During his time at CNN, D’Alba has survived two mergers, when parent Turner Broadcasting System was acquired first by Time Warner and then by America Online. And he has stuck through the fallout from a nasty fight with rival Fox News Channel, which is trouncing CNN in the ratings.

But he counts as his biggest personal success surviving two rounds of testicular cancer. D’Alba was first diagnosed with the disease in 1995 and suffered a recurrence four years ago. The latest round of treatment required the removal of some lymph nodes and debilitating rounds of chemotherapy.

“Everybody says, 'How do you deal with it, how do you deal with it?’” D’Alba says. “The answer is, you don’t have a choice.”

RADIO DAYS

As a student at the University of Buffalo, D’Alba was hoping for a way into media and entertainment, armed only with a fuzzy vision of becoming a movie producer. After realizing that he would start out “typing 300 pages of script per day,” he abandoned that idea and moved into radio sales.

Fortunately, one family friend was Capital Cities co-founder Dan Burke, who referred D’Alba to the president of Selcom Radio, a rep firm selling commercials to national advertisers on behalf of radio-station clients. For two years, D’Alba pitched advertisers and traveled the country visiting client stations, particularly at events such as local concerts. “I thought it was so cool, told all my friends I was representing all these cool radio stations,” he says.

WORKING BRUTAL HOURS

After shifting to New York’s top urban station, WBLS, D’Alba followed one of his old Selcom bosses, Larry Goodman, to CNN. As one of six sales reps in New York, D’Alba worked at a frenzied pace. CNN’s offices were “a dump,” where workers used trash bags to protect equipment from leaks. D’Alba scurried around Manhattan for up to 20 meetings a week and logged brutal hours. “You were never solo in the office on a Saturday,” he says.

But the toughest part was convincing advertisers that cable was worth buying. At the time, even strong cable networks had trouble getting advertisers on board, as thin ratings and meager distribution made the networks a tough sell.

“We were selling cable first; then we were selling CNN,” D’Alba says. “Cable was a new medium, a new technology. We were still convincing everybody that the medium was here to stay.”

CNN’s trump card was its demographics. Media research firms found that CNN’s audience was loaded with older, affluent men, who were otherwise hard to reach on television.

After three years, D’Alba graduated to management, for the first time taking responsibility for other sales reps’ performance. That called for a different style.

“It’s not only about yourself,” D’Alba says. “As a salesman, you work your ass off to get numbers on the boards. In management, you become an example. You find that some people have different skill sets than others.”

D’Alba proved adept at management and followed Goodman up the ladder. He eventually replaced him as head of CNN’s ad sales in 2003.

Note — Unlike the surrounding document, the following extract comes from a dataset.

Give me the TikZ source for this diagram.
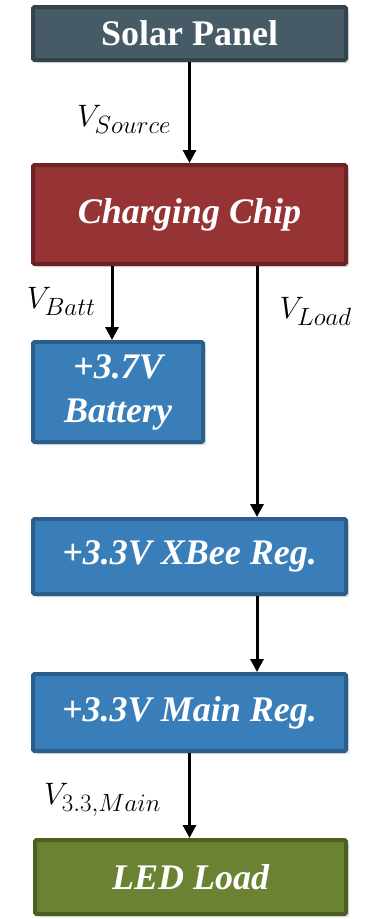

Today, D’Alba’s toughest job is going toe to toe with Fox News. Even after becoming the dominant news network in terms of ratings, Fox News fell far short in ad revenues because CNN maintains premium pricing that was set years earlier.

However, Morgan Stanley estimates that Fox News, despite selling at a discount, passed CNN’s ad revenues in 2003. Moreover, it should squeak by CNN and Headline News combined this year.

“I don’t think Fox News has been demoralizing at all,” D’Alba contends. Even as the No. 2 news network, CNN is still growing revenues, particularly because media buyers treat cable news as a distinct slot for products aimed at older, affluent adults, notably cars and financial services. “The last two upfronts,” he says, “have been the strongest in our history.”

“ENGAGING THE CONSUMER”

To keep growing, D’Alba is emphasizing CNN’s adaptability to new technologies—primarily the Web but also emerging products, such as video-on-demand and cellphone TV.

“It’s about engaging the consumer,” he says. “It’s no longer about people who are going to sell ratings points or sell programs.”

He adds that advertisers are beginning to believe in, and pay for, CNN’s ability to reach consumers in a number of ways with the same content. “That was a sales pitch six years ago,” D’Alba says. “It became a business a year and a half ago.”